> **Saved entries**
+ + + + +

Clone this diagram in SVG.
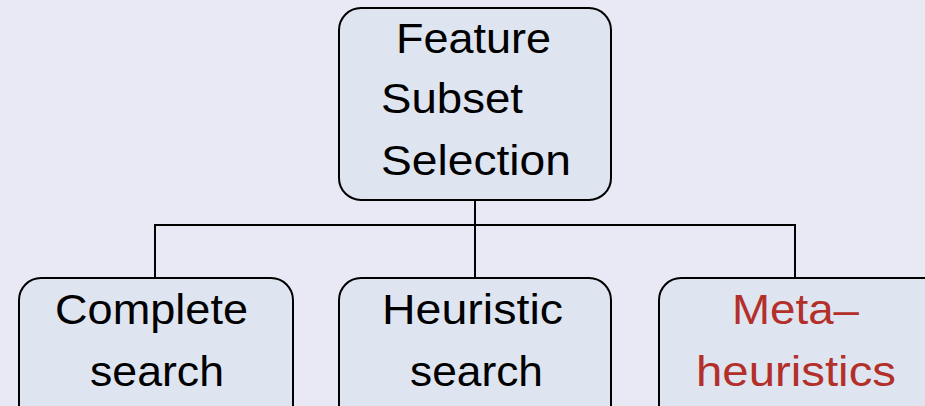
<svg xmlns="http://www.w3.org/2000/svg" width="925" height="406" viewBox="0 0 925 406">
<style>
.box{fill:#dee4f0;stroke:#000;stroke-width:2}
.t{font-family:"Liberation Sans",Arial,sans-serif;font-size:42px;fill:#000}
.red{fill:#b3302a}
.conn{stroke:#000;stroke-width:2;fill:none}
</style>
<rect x="0" y="0" width="925" height="406" fill="#e9e9f5"/>
<g id="connectors">
<path class="conn" d="M475 200V225M155 278V225H795V278M475 225V278"/>
</g>
<g id="root">
<rect class="box" x="339" y="8" width="272" height="192" rx="22"/>
<text class="t" x="396" y="53" textLength="155" lengthAdjust="spacingAndGlyphs">Feature</text>
<text class="t" x="381" y="113" textLength="142" lengthAdjust="spacingAndGlyphs">Subset</text>
<text class="t" x="381" y="175" textLength="190" lengthAdjust="spacingAndGlyphs">Selection</text>
</g>
<g id="complete">
<rect class="box" x="19" y="278" width="274" height="150" rx="22"/>
<text class="t" x="55" y="324" textLength="193" lengthAdjust="spacingAndGlyphs">Complete</text>
<text class="t" x="90" y="386" textLength="134" lengthAdjust="spacingAndGlyphs">search</text>
</g>
<g id="heuristic">
<rect class="box" x="339" y="278" width="272" height="150" rx="22"/>
<text class="t" x="382" y="324" textLength="181" lengthAdjust="spacingAndGlyphs">Heuristic</text>
<text class="t" x="410" y="386" textLength="133" lengthAdjust="spacingAndGlyphs">search</text>
</g>
<g id="meta">
<rect class="box" x="659" y="278" width="290" height="150" rx="22"/>
<text class="t red" x="732" y="324" textLength="127" lengthAdjust="spacingAndGlyphs">Meta–</text>
<text class="t red" x="696" y="386" textLength="200" lengthAdjust="spacingAndGlyphs">heuristics</text>
</g>
</svg>
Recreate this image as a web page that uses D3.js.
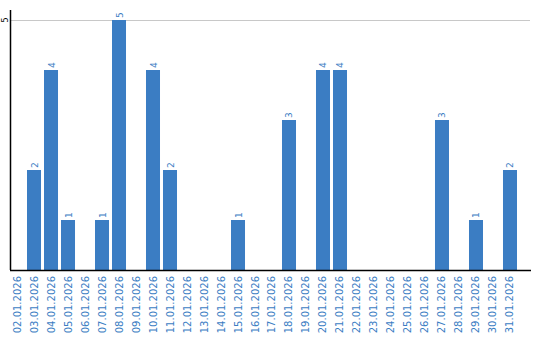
<!DOCTYPE html>
<html><head><meta charset="utf-8">
<script src="https://cdn.jsdelivr.net/npm/d3@7"></script>
<style>body{margin:0;background:#fff}svg{display:block}</style>
</head><body>
<svg id="c" width="540" height="340"></svg>
<script>
const categories = ["02.01.2026","03.01.2026","04.01.2026","05.01.2026","06.01.2026","07.01.2026","08.01.2026","09.01.2026","10.01.2026","11.01.2026","12.01.2026","13.01.2026","14.01.2026","15.01.2026","16.01.2026","17.01.2026","18.01.2026","19.01.2026","20.01.2026","21.01.2026","22.01.2026","23.01.2026","24.01.2026","25.01.2026","26.01.2026","27.01.2026","28.01.2026","29.01.2026","30.01.2026","31.01.2026"];
const values = [0,2,4,1,0,1,5,0,4,2,0,0,0,1,0,0,3,0,4,4,0,0,0,0,0,3,0,1,0,2];
const yTicks = [5];

const svg = d3.select("#c");
const blue = "#3b7dc3";
const x = d3.scaleBand().domain(categories).range([10, 517]).paddingInner(0.176).paddingOuter(0);
const y = d3.scaleLinear().domain([0, 5.2]).range([270, 10]);

// grid
svg.append("g").selectAll("line").data(yTicks).join("line")
  .attr("x1", 10).attr("x2", 530).attr("y1", d => y(d)).attr("y2", d => y(d))
  .attr("stroke", "#c8c8c8").attr("stroke-width", 1).attr("shape-rendering","crispEdges");

// bars
svg.append("g").selectAll("rect").data(values.map((v,i)=>({c:categories[i],v}))).join("rect")
  .filter(d => d.v > 0)
  .attr("x", d => x(d.c)).attr("width", x.bandwidth())
  .attr("y", d => y(d.v)).attr("height", d => y(0) - y(d.v))
  .attr("fill", blue);

// value labels
svg.append("g").selectAll("text").data(values.map((v,i)=>({c:categories[i],v}))).join("text")
  .filter(d => d.v > 0)
  .attr("transform", d => `translate(${x(d.c) + x.bandwidth()/2 + 3.5},${y(d.v) - 2}) rotate(-90)`)
  .attr("font-family", "DejaVu Sans, sans-serif").attr("font-size", 9)
  .attr("fill", blue).text(d => d.v);

// y axis
svg.append("line").attr("x1", 10.5).attr("x2", 10.5).attr("y1", 10).attr("y2", 270)
  .attr("stroke", "#000").attr("stroke-width", 1.5);
svg.append("g").selectAll("text").data(yTicks).join("text")
  .attr("transform", d => `translate(7.5,${y(d)}) rotate(-90)`)
  .attr("text-anchor", "middle")
  .attr("font-family", "DejaVu Sans, sans-serif").attr("font-size", 8)
  .attr("fill", "#000").text(d => d);

// x axis
svg.append("line").attr("x1", 10).attr("x2", 531).attr("y1", 270.5).attr("y2", 270.5)
  .attr("stroke", "#000").attr("stroke-width", 1.5);
svg.append("g").selectAll("text").data(categories).join("text")
  .attr("transform", d => `translate(${x(d) + x.bandwidth()/2},276) rotate(-90)`)
  .attr("text-anchor", "end").attr("dy", "0.35em")
  .attr("font-family", "DejaVu Sans, sans-serif").attr("font-size", 10)
  .attr("fill", blue).text(d => d);
</script>
</body></html>
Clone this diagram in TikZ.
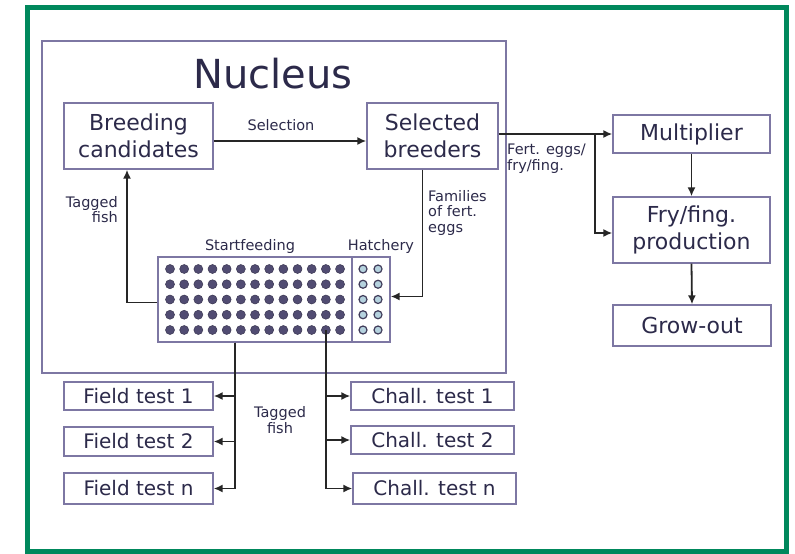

+ + + + +

> **Problem to solve**
All of the lines above should be printed exactly, minus the pictures.

> **The answer**
Clone this diagram in SVG.
<svg xmlns="http://www.w3.org/2000/svg" width="925" height="406" viewBox="0 0 925 406">
<style>
.box{fill:#dee4f0;stroke:#000;stroke-width:2}
.t{font-family:"Liberation Sans",Arial,sans-serif;font-size:42px;fill:#000}
.red{fill:#b3302a}
.conn{stroke:#000;stroke-width:2;fill:none}
</style>
<rect x="0" y="0" width="925" height="406" fill="#e9e9f5"/>
<g id="connectors">
<path class="conn" d="M475 200V225M155 278V225H795V278M475 225V278"/>
</g>
<g id="root">
<rect class="box" x="339" y="8" width="272" height="192" rx="22"/>
<text class="t" x="396" y="53" textLength="155" lengthAdjust="spacingAndGlyphs">Feature</text>
<text class="t" x="381" y="113" textLength="142" lengthAdjust="spacingAndGlyphs">Subset</text>
<text class="t" x="381" y="175" textLength="190" lengthAdjust="spacingAndGlyphs">Selection</text>
</g>
<g id="complete">
<rect class="box" x="19" y="278" width="274" height="150" rx="22"/>
<text class="t" x="55" y="324" textLength="193" lengthAdjust="spacingAndGlyphs">Complete</text>
<text class="t" x="90" y="386" textLength="134" lengthAdjust="spacingAndGlyphs">search</text>
</g>
<g id="heuristic">
<rect class="box" x="339" y="278" width="272" height="150" rx="22"/>
<text class="t" x="382" y="324" textLength="181" lengthAdjust="spacingAndGlyphs">Heuristic</text>
<text class="t" x="410" y="386" textLength="133" lengthAdjust="spacingAndGlyphs">search</text>
</g>
<g id="meta">
<rect class="box" x="659" y="278" width="290" height="150" rx="22"/>
<text class="t red" x="732" y="324" textLength="127" lengthAdjust="spacingAndGlyphs">Meta–</text>
<text class="t red" x="696" y="386" textLength="200" lengthAdjust="spacingAndGlyphs">heuristics</text>
</g>
</svg>
Recreate this image as a web page that uses D3.js.
<!DOCTYPE html>
<html><head><meta charset="utf-8">
<script src="https://cdn.jsdelivr.net/npm/d3@7"></script>
<style>body{margin:0;background:#fff}svg{display:block}</style>
</head><body>
<svg id="c" width="540" height="340"></svg>
<script>
const categories = ["02.01.2026","03.01.2026","04.01.2026","05.01.2026","06.01.2026","07.01.2026","08.01.2026","09.01.2026","10.01.2026","11.01.2026","12.01.2026","13.01.2026","14.01.2026","15.01.2026","16.01.2026","17.01.2026","18.01.2026","19.01.2026","20.01.2026","21.01.2026","22.01.2026","23.01.2026","24.01.2026","25.01.2026","26.01.2026","27.01.2026","28.01.2026","29.01.2026","30.01.2026","31.01.2026"];
const values = [0,2,4,1,0,1,5,0,4,2,0,0,0,1,0,0,3,0,4,4,0,0,0,0,0,3,0,1,0,2];
const yTicks = [5];

const svg = d3.select("#c");
const blue = "#3b7dc3";
const x = d3.scaleBand().domain(categories).range([10, 517]).paddingInner(0.176).paddingOuter(0);
const y = d3.scaleLinear().domain([0, 5.2]).range([270, 10]);

// grid
svg.append("g").selectAll("line").data(yTicks).join("line")
  .attr("x1", 10).attr("x2", 530).attr("y1", d => y(d)).attr("y2", d => y(d))
  .attr("stroke", "#c8c8c8").attr("stroke-width", 1).attr("shape-rendering","crispEdges");

// bars
svg.append("g").selectAll("rect").data(values.map((v,i)=>({c:categories[i],v}))).join("rect")
  .filter(d => d.v > 0)
  .attr("x", d => x(d.c)).attr("width", x.bandwidth())
  .attr("y", d => y(d.v)).attr("height", d => y(0) - y(d.v))
  .attr("fill", blue);

// value labels
svg.append("g").selectAll("text").data(values.map((v,i)=>({c:categories[i],v}))).join("text")
  .filter(d => d.v > 0)
  .attr("transform", d => `translate(${x(d.c) + x.bandwidth()/2 + 3.5},${y(d.v) - 2}) rotate(-90)`)
  .attr("font-family", "DejaVu Sans, sans-serif").attr("font-size", 9)
  .attr("fill", blue).text(d => d.v);

// y axis
svg.append("line").attr("x1", 10.5).attr("x2", 10.5).attr("y1", 10).attr("y2", 270)
  .attr("stroke", "#000").attr("stroke-width", 1.5);
svg.append("g").selectAll("text").data(yTicks).join("text")
  .attr("transform", d => `translate(7.5,${y(d)}) rotate(-90)`)
  .attr("text-anchor", "middle")
  .attr("font-family", "DejaVu Sans, sans-serif").attr("font-size", 8)
  .attr("fill", "#000").text(d => d);

// x axis
svg.append("line").attr("x1", 10).attr("x2", 531).attr("y1", 270.5).attr("y2", 270.5)
  .attr("stroke", "#000").attr("stroke-width", 1.5);
svg.append("g").selectAll("text").data(categories).join("text")
  .attr("transform", d => `translate(${x(d) + x.bandwidth()/2},276) rotate(-90)`)
  .attr("text-anchor", "end").attr("dy", "0.35em")
  .attr("font-family", "DejaVu Sans, sans-serif").attr("font-size", 10)
  .attr("fill", blue).text(d => d);
</script>
</body></html>
Clone this diagram in TikZ.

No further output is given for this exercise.